Me compadecí el miércoles de ese chaval vigués expulsado del examen de la PAU por copiar. Dirán que hacer trampas tiene que tener consecuencias, aunque la vida pública esté llena de excepciones a esta ley, pero el castigo infligido a este joven disparó la memoria casi cuarenta años atrás cuando la cosa no se llamaba selectividad, pero también había quien copiaba. Por cierto, cuando habíamos empezado a normalizar lo de la ABAU nos rebautizan el asunto, que qué manía tenemos en este país de tumbar palabras en cuanto empezamos a quererlas.
Imagino que las tecnologías han sofisticado las maneras de copiar y que los rapaces disponen hoy de un arsenal que ya hubiese querido para sí la KGB de los ochenta, pero en la era pre-móvil la técnica de la copia convocaba a auténticos virgueros cuyo inmenso talento quedaba de sobra probado, aunque afrontaran el examen sin haberle metido ni medio diente al reinado de la Chata.
Hay auténticos clásicos en el apasionante mundo de las chuletas, empezando por aquella que utilizaba las caras transparentes de un boli Bic para reproducir textos susceptibles de solucionar un examen puñetero que los esforzados e imprevisibles amanuenses componían con minúsculos punzones y una pericia comparable a la del beato de Liébana.

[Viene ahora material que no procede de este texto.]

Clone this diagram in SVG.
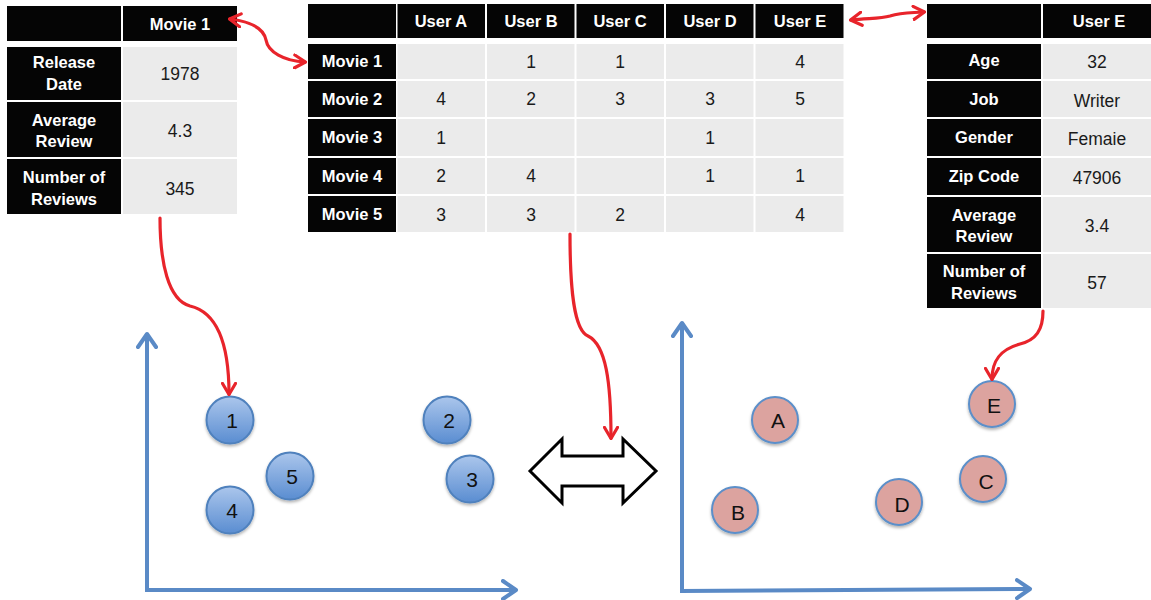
<svg xmlns="http://www.w3.org/2000/svg" width="1151" height="600" viewBox="0 0 1151 600">
<defs>
<style>
.k{fill:#050505}
.g{fill:#ebebeb}
.lb{font-family:"Liberation Sans",Arial,sans-serif;font-size:16.5px;font-weight:bold;fill:#ffffff;text-anchor:middle}
.v{font-family:"Liberation Sans",Arial,sans-serif;font-size:17.5px;fill:#1a1a1a;text-anchor:middle}
.ct{font-family:"Liberation Sans",Arial,sans-serif;font-size:21px;fill:#111111;text-anchor:middle}
.bc{fill:url(#bg);stroke:#4f81bd;stroke-width:2;filter:url(#sh)}
.pc{fill:#dca39f;stroke:#5b8fc9;stroke-width:2;filter:url(#sh)}
.ax{fill:none;stroke:#5a8ac6;stroke-width:4;marker-end:url(#ah)}
.rd{fill:none;stroke:#e8242b;stroke-width:3.2;stroke-linecap:round}
</style>
<linearGradient id="bg" x1="0" y1="0" x2="0" y2="1">
<stop offset="0" stop-color="#abc6ec"/>
<stop offset="1" stop-color="#5a8dd1"/>
</linearGradient>
<filter id="sh" x="-30%" y="-30%" width="160%" height="170%">
<feDropShadow dx="0" dy="2" stdDeviation="1.5" flood-color="#000" flood-opacity="0.3"/>
</filter>
<marker id="rh" viewBox="0 0 14 16" refX="12" refY="8" markerWidth="14" markerHeight="16" markerUnits="userSpaceOnUse" orient="auto-start-reverse">
<path d="M1.5,1.5 L12.5,8 L1.5,14.5" fill="none" stroke="#e8242b" stroke-width="3.2" stroke-linecap="round" stroke-linejoin="round"/>
</marker>
<marker id="ah" viewBox="0 0 18 22" refX="15" refY="11" markerWidth="18" markerHeight="22" markerUnits="userSpaceOnUse" orient="auto">
<path d="M2,2 L15,11 L2,20" fill="none" stroke="#5a8ac6" stroke-width="4" stroke-linecap="round" stroke-linejoin="round"/>
</marker>
</defs>
<rect width="1151" height="600" fill="#ffffff"/>

<g id="movie-table">
<rect class="k" x="7" y="6" width="114" height="35"/>
<rect class="k" x="123" y="6" width="114" height="35"/>
<text class="lb" x="180" y="29.5">Movie 1</text>
<rect class="k" x="7" y="47" width="114" height="53"/>
<rect class="g" x="123" y="47" width="114" height="53"/>
<text class="lb" x="64" y="68">Release</text>
<text class="lb" x="64" y="90">Date</text>
<text class="v" x="180" y="79.5">1978</text>
<rect class="k" x="7" y="102" width="114" height="55"/>
<rect class="g" x="123" y="102" width="114" height="55"/>
<text class="lb" x="64" y="126">Average</text>
<text class="lb" x="64" y="147">Review</text>
<text class="v" x="180" y="136.5">4.3</text>
<rect class="k" x="7" y="159" width="114" height="55"/>
<rect class="g" x="123" y="159" width="114" height="55"/>
<text class="lb" x="64" y="183">Number of</text>
<text class="lb" x="64" y="205">Reviews</text>
<text class="v" x="180" y="194.5">345</text>
</g>

<g id="ratings-table">
<rect class="k" x="308" y="4" width="88" height="34"/>
<rect class="k" x="397.5" y="4" width="87.5" height="34"/>
<rect class="k" x="487" y="4" width="87.5" height="34"/>
<rect class="k" x="576.5" y="4" width="87.5" height="34"/>
<rect class="k" x="666" y="4" width="87.5" height="34"/>
<rect class="k" x="755.5" y="4" width="88" height="34"/>
<text class="lb" x="441" y="27">User A</text>
<text class="lb" x="531" y="27">User B</text>
<text class="lb" x="620" y="27">User C</text>
<text class="lb" x="710" y="27">User D</text>
<text class="lb" x="800" y="27">User E</text>

<rect class="k" x="308" y="44" width="88" height="35"/>
<rect class="g" x="397.5" y="44" width="87.5" height="35"/>
<rect class="g" x="487" y="44" width="87.5" height="35"/>
<rect class="g" x="576.5" y="44" width="87.5" height="35"/>
<rect class="g" x="666" y="44" width="87.5" height="35"/>
<rect class="g" x="755.5" y="44" width="88" height="35"/>
<text class="lb" x="352" y="67">Movie 1</text>
<text class="v" x="531" y="67.5">1</text>
<text class="v" x="620" y="67.5">1</text>
<text class="v" x="800" y="67.5">4</text>

<rect class="k" x="308" y="81" width="88" height="36"/>
<rect class="g" x="397.5" y="81" width="87.5" height="36"/>
<rect class="g" x="487" y="81" width="87.5" height="36"/>
<rect class="g" x="576.5" y="81" width="87.5" height="36"/>
<rect class="g" x="666" y="81" width="87.5" height="36"/>
<rect class="g" x="755.5" y="81" width="88" height="36"/>
<text class="lb" x="352" y="104.5">Movie 2</text>
<text class="v" x="441" y="105">4</text>
<text class="v" x="531" y="105">2</text>
<text class="v" x="620" y="105">3</text>
<text class="v" x="710" y="105">3</text>
<text class="v" x="800" y="105">5</text>

<rect class="k" x="308" y="119" width="88" height="37"/>
<rect class="g" x="397.5" y="119" width="87.5" height="37"/>
<rect class="g" x="487" y="119" width="87.5" height="37"/>
<rect class="g" x="576.5" y="119" width="87.5" height="37"/>
<rect class="g" x="666" y="119" width="87.5" height="37"/>
<rect class="g" x="755.5" y="119" width="88" height="37"/>
<text class="lb" x="352" y="143">Movie 3</text>
<text class="v" x="441" y="143.5">1</text>
<text class="v" x="710" y="143.5">1</text>

<rect class="k" x="308" y="158" width="88" height="36"/>
<rect class="g" x="397.5" y="158" width="87.5" height="36"/>
<rect class="g" x="487" y="158" width="87.5" height="36"/>
<rect class="g" x="576.5" y="158" width="87.5" height="36"/>
<rect class="g" x="666" y="158" width="87.5" height="36"/>
<rect class="g" x="755.5" y="158" width="88" height="36"/>
<text class="lb" x="352" y="181.5">Movie 4</text>
<text class="v" x="441" y="182">2</text>
<text class="v" x="531" y="182">4</text>
<text class="v" x="710" y="182">1</text>
<text class="v" x="800" y="182">1</text>

<rect class="k" x="308" y="196" width="88" height="36"/>
<rect class="g" x="397.5" y="196" width="87.5" height="36"/>
<rect class="g" x="487" y="196" width="87.5" height="36"/>
<rect class="g" x="576.5" y="196" width="87.5" height="36"/>
<rect class="g" x="666" y="196" width="87.5" height="36"/>
<rect class="g" x="755.5" y="196" width="88" height="36"/>
<text class="lb" x="352" y="220">Movie 5</text>
<text class="v" x="441" y="220.5">3</text>
<text class="v" x="531" y="220.5">3</text>
<text class="v" x="620" y="220.5">2</text>
<text class="v" x="800" y="220.5">4</text>
</g>

<g id="user-table">
<rect class="k" x="927" y="4" width="114" height="34"/>
<rect class="k" x="1043" y="4" width="108" height="34"/>
<text class="lb" x="1099" y="27">User E</text>
<rect class="k" x="927" y="44" width="114" height="35"/>
<rect class="g" x="1043" y="44" width="108" height="35"/>
<text class="lb" x="984" y="66">Age</text>
<text class="v" x="1097" y="67.5">32</text>
<rect class="k" x="927" y="81" width="114" height="36"/>
<rect class="g" x="1043" y="81" width="108" height="36"/>
<text class="lb" x="984" y="105">Job</text>
<text class="v" x="1097" y="107">Writer</text>
<rect class="k" x="927" y="119" width="114" height="37"/>
<rect class="g" x="1043" y="119" width="108" height="37"/>
<text class="lb" x="984" y="143">Gender</text>
<text class="v" x="1097" y="145">Femaie</text>
<rect class="k" x="927" y="158" width="114" height="37"/>
<rect class="g" x="1043" y="158" width="108" height="37"/>
<text class="lb" x="984" y="182">Zip Code</text>
<text class="v" x="1097" y="184">47906</text>
<rect class="k" x="927" y="197" width="114" height="55"/>
<rect class="g" x="1043" y="197" width="108" height="55"/>
<text class="lb" x="984" y="221">Average</text>
<text class="lb" x="984" y="242">Review</text>
<text class="v" x="1097" y="232">3.4</text>
<rect class="k" x="927" y="254" width="114" height="54"/>
<rect class="g" x="1043" y="254" width="108" height="54"/>
<text class="lb" x="984" y="277">Number of</text>
<text class="lb" x="984" y="299">Reviews</text>
<text class="v" x="1097" y="289">57</text>
</g>

<g id="movie-axes">
<path class="ax" d="M147,590 L147,334"/>
<path class="ax" d="M145,590 L516,590"/>
</g>
<g id="user-axes">
<path class="ax" d="M682,592 L682,323"/>
<path class="ax" d="M680,591 L1030,589"/>
</g>

<g id="movie-1"><circle class="bc" cx="230" cy="420" r="23.5"/><text class="ct" x="232" y="428">1</text></g>
<g id="movie-2"><circle class="bc" cx="447" cy="420" r="23.5"/><text class="ct" x="449" y="428">2</text></g>
<g id="movie-3"><circle class="bc" cx="470" cy="479" r="23.5"/><text class="ct" x="472" y="487">3</text></g>
<g id="movie-4"><circle class="bc" cx="230" cy="510" r="23.5"/><text class="ct" x="232" y="518">4</text></g>
<g id="movie-5"><circle class="bc" cx="290" cy="476" r="23.5"/><text class="ct" x="292" y="484">5</text></g>

<g id="user-a"><circle class="pc" cx="775" cy="420" r="23"/><text class="ct" x="778" y="428">A</text></g>
<g id="user-b"><circle class="pc" cx="735" cy="510" r="23"/><text class="ct" x="738" y="520">B</text></g>
<g id="user-c"><circle class="pc" cx="983" cy="479" r="23"/><text class="ct" x="986" y="489">C</text></g>
<g id="user-d"><circle class="pc" cx="899" cy="502" r="23"/><text class="ct" x="902" y="512">D</text></g>
<g id="user-e"><circle class="pc" cx="992" cy="404" r="23"/><text class="ct" x="994" y="413">E</text></g>

<g id="double-arrow">
<polygon points="530,471 562,439 562,456 623,456 623,439 656,471 623,503 623,486 562,486 562,503" fill="#ffffff" stroke="#000000" stroke-width="3" stroke-linejoin="miter"/>
</g>

<g id="connectors">
<path class="rd" d="M230,19 C254,22 264,30 266,40 C268,52 284,61 305,62" marker-start="url(#rh)" marker-end="url(#rh)"/>
<path class="rd" d="M851,20 C868,18 880,19 890,16 C902,12 912,13 924,12" marker-start="url(#rh)" marker-end="url(#rh)"/>
<path class="rd" d="M160,218 C160,262 168,300 190,306 C220,313 229,350 229,394" marker-end="url(#rh)"/>
<path class="rd" d="M570,234 C570,290 574,330 588,336 C606,345 611,382 611,438" marker-end="url(#rh)"/>
<path class="rd" d="M1043,311 C1043,330 1036,340 1020,344 C1001,349 992,360 992,379" marker-end="url(#rh)"/>
</g>
</svg>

Estaba también la chuleta falda, primorosas hojitas de papel con sus códigos escritos en miniatura que algunas muchachas del colegio de monjas pegaban como si fuese un mosaico secreto en la tela inferior de la severa falda de tablas de aquel uniforme que tanto odiamos. En alguna ocasión, nuestros pasos se cruzaron con los de un genio que conseguía un relieve secreto con la información precisa en un folio que parecía en blanco, pero en el que se podía leer con la inclinación precisa y unas yemas de los dedos hipersensibles. Para los más radicales de todos, la opción definitiva era el cambiazo, aunque requería un conocimiento previo de las intenciones del maestro. Y luego estaban los ojos de lince, capaces de leer el examen del empollón de la clase, aunque entre ellos mediase el mismo Orinoco y el puñetero sabihondo se retorciera como una caracocha para evitar compartir su erudición. Se sospechaba que aquellos copiones tenían hasta cuello retráctil aunque este extremo nadie fue capaz de confirmarlo.
En todos los casos, a excepción de este último, la chuleta contenía un secreto inesperado: su preparación incrustaba la información en el cerebro con una eficacia superlativa, de manera que cuarenta años después muchos solo recuerdan lo que escribieron en ellas.